Go behind the scenes of Phyllida Barlow’s extraordinary work in this essential guide to her practice, one of the two inaugural volumes in a new series from Hauser & Wirth Publishers.

British artist Phyllida Barlow is renowned for her transformative approach to sculpture, creating restless, invented forms that challenged audiences into a new relationship with the sculptural object, the gallery environment, and the world beyond. In this generously illustrated and accessible guide to Barlow’s life and work, curator Frances Morris explores the development of Barlow’s work and the behind-the-scenes of her process: the making, unmaking, and remaking, chance, mishaps, and changes of mind through which the artist produced her pioneering works of art.

Combining Morris’ expert insights with a timeline of Barlow’s life and career and never-before-seen archival images and details, 'In the Studio: Phyllida Barlow' is an excellent resource for both newcomers and those familiar with Barlow’s groundbreaking work.

For almost 60 years, British artist Phyllida Barlow took inspiration from her surroundings to create imposing installations that can be at once menacing and playful. She created large-scale yet anti-monumental sculptures from inexpensive, low-grade materials such as cardboard, fabric, plywood, polystyrene, scrim, plaster and cement. These constructions were often painted in industrial or vibrant colors, the seams of their construction left at times visible, revealing the means of their making.

Barlow’s restless invented forms stretch the limits of mass, volume and height as they block, straddle and balance precariously. The audience is challenged into a new relationship with the sculptural object, the gallery environment and the world beyond.

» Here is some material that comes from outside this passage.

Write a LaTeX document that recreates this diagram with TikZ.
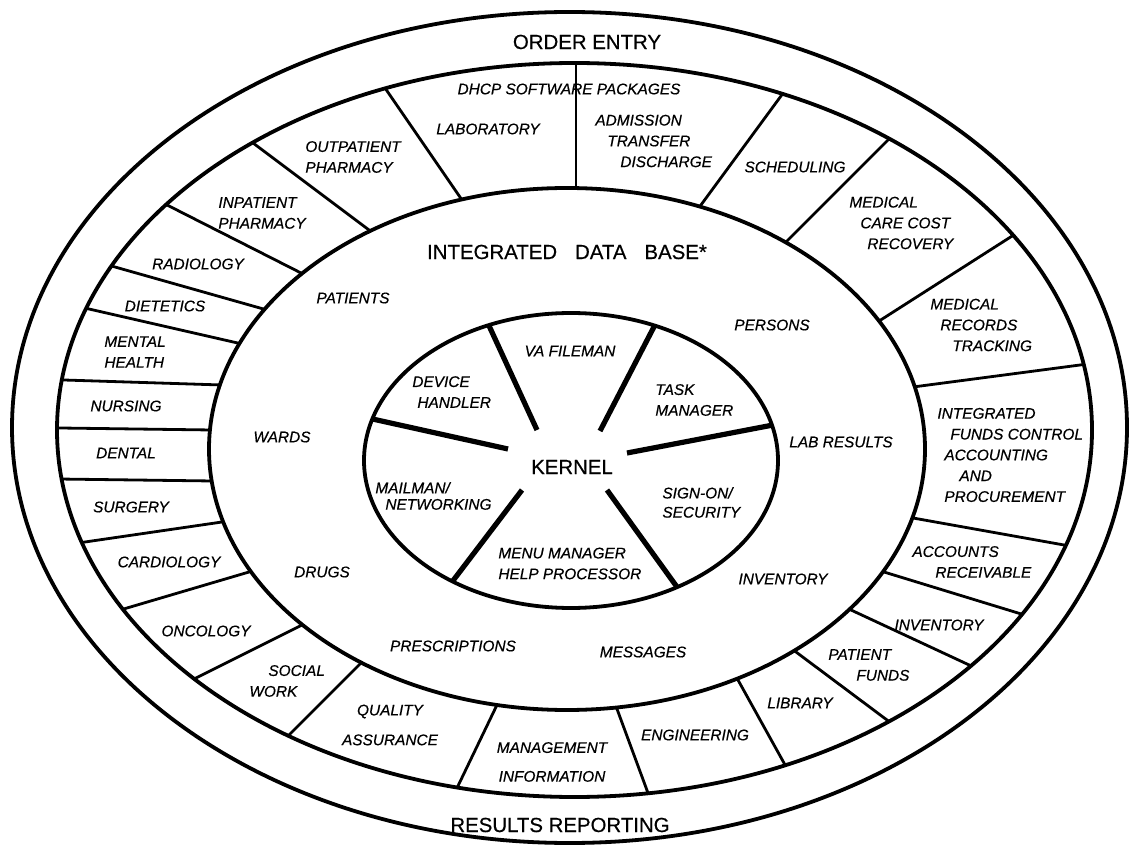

'There’s something about walking around sculpture that has the possibility of being reflective, like walking through a landscape,' Barlow has said. 'The largeness of sculpture has that infinite possibility to make one engage beyond just the object itself and into other realms of experience.'

Barlow exhibited extensively across institutions internationally and in 2017 represented Britain at the Venice Biennale.